Dave Giloi, Director of Body Excel Gym gives some tips for cyclists on their posture.
Cycling is a low impact sport, which generally carries with it low risk of injury. This, being the case, cyclists have pushed the durations and times in the saddle to extremes.
Cycling for hours and hours on a weekend ride for a social rider is not uncommon. Elite and competitive riders, even more so, have pushed these extremes. This has opened such cyclists up to developing postures which are moulded around their position on the bike. Shear time spent in these postures will cause muscle balances to change.
These deviations from “normal” posture can lead to injury and breakdown. It is therefore important for cyclists to be aware of good posture while riding and also spend time correcting and strengthening weaknesses.
Strength training in the gym can not only aid in attaining athletic strength and stability for cyclists but also begin to address these imbalances.
Strengthening muscles that have become weak over time, or better yet, preventing weaknesses in the first place should be a dominant part of a cyclist’s gym programme.
“Core” work cannot only include crunches.
It needs to strengthen erector spinae muscles, transverse abdominals, internal and external obliques, your rhomboids (between the shoulder blades) and external shoulder rotators.
Focus also needs to be given to the glute muscle group. The whole muscle group needs to fire properly.
They need to be “switched on” and strengthened effectively.

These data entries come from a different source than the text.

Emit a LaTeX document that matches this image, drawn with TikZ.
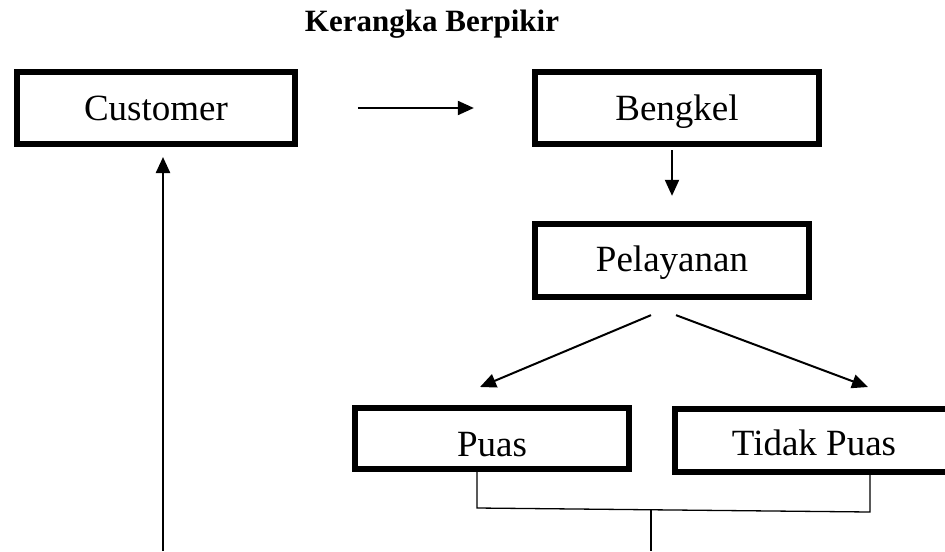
\documentclass[tikz,border=0pt]{standalone}
\usepackage{fontspec}
\setmainfont{Liberation Serif}
\usetikzlibrary{positioning,arrows.meta}

\tikzset{
  kotak/.style={draw, line width=3.2pt, inner sep=0pt,
    font=\fontsize{18.5}{20}\selectfont, text height=12pt, text depth=0pt},
  panah/.style={-{Triangle[length=8pt,width=7pt]}, line width=1pt},
  garis/.style={line width=0.65pt},
}

\begin{document}
\begin{tikzpicture}[x=0.5pt,y=-0.5pt]
\useasboundingbox (0,0) rectangle (945,551);

%% judul
\node[font=\fontsize{15.5}{18}\selectfont\bfseries, anchor=base] (judul) at (432,32) {Kerangka Berpikir};

%% kotak
\node[kotak, minimum width=138.75pt, minimum height=35.75pt] (customer) at (156,108) {Customer};
\node[kotak, minimum width=141.75pt, minimum height=35.75pt] (bengkel) at (677,108) {Bengkel};
\node[kotak, minimum width=136.75pt, minimum height=36.25pt, text height=11pt] (pelayanan) at (672,260.5) {Pelayanan};
\node[kotak, minimum width=136.75pt, minimum height=30.25pt, text height=17.5pt] (puas) at (492,438.5) {Puas};
\node[kotak, minimum width=138.75pt, minimum height=31.25pt, text height=14.5pt] (tidakpuas) at (814,440.5) {Tidak Puas};

%% titik bantu
\coordinate (kiri) at (480,387);
\coordinate (kanan) at (868,387);
\coordinate (bl) at (477,508);
\coordinate (br) at (870,512);
\coordinate (bj) at (651,510);
\coordinate (bm) at (651,551);
\coordinate (fb) at (163,551);
\coordinate (ft) at (163,157);

%% panah
\draw[panah, shorten <=30pt, shorten >=29.1pt] (customer.east) -- (bengkel.west);
\draw[panah, shorten <=1.6pt, shorten >=12.6pt] (bengkel.south -| pelayanan) -- (pelayanan.north);
\draw[panah] ([xshift=-10.5pt,yshift=-7.6pt]pelayanan.south) -- (kiri);
\draw[panah] ([xshift=2pt,yshift=-7.6pt]pelayanan.south) -- (kanan);
\draw[panah, line width=1.2pt] (fb) -- (ft);

%% kurung bawah
\draw[garis] (puas.south -| bl) -- (bl) -- (br) -- (tidakpuas.south -| br);
\draw[garis] (bj) -- (bm);

\end{tikzpicture}
\end{document}
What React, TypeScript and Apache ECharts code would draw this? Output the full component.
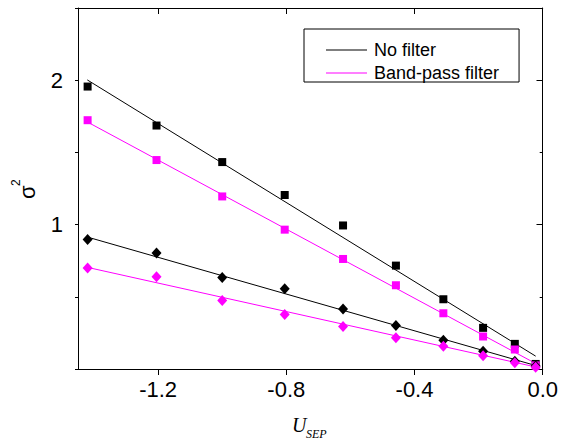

Without them, knee tracking will go ( normally resulting in injury) as well as other muscles having to work over-time to compensate for their lack of contribution ( resulting in reduced performance even injury).
Examples of good exercises to include in a workout:
- Back extensions, done on a Swiss ball
- Lying glute bridging, single leg
- Single leg balancing exercises
- One leg squats (progress to balance on bosu)
- Cable/band rowing exercises, e.g. squat pull
- External shoulder rotation with band
These are some exercises to be used in conjunction with a properly balanced strengthening programme.
Stability always needs to be challenged. And movements should be varied (depending on the time of the season and the level of athlete) to ensure range of motion is always good and a variety of joint angels are strengthened. Gym work should not dominate or detract from a training program; it should complement it and form part of a well-balanced and structured training puzzle, especially if mileage on the bike is already high.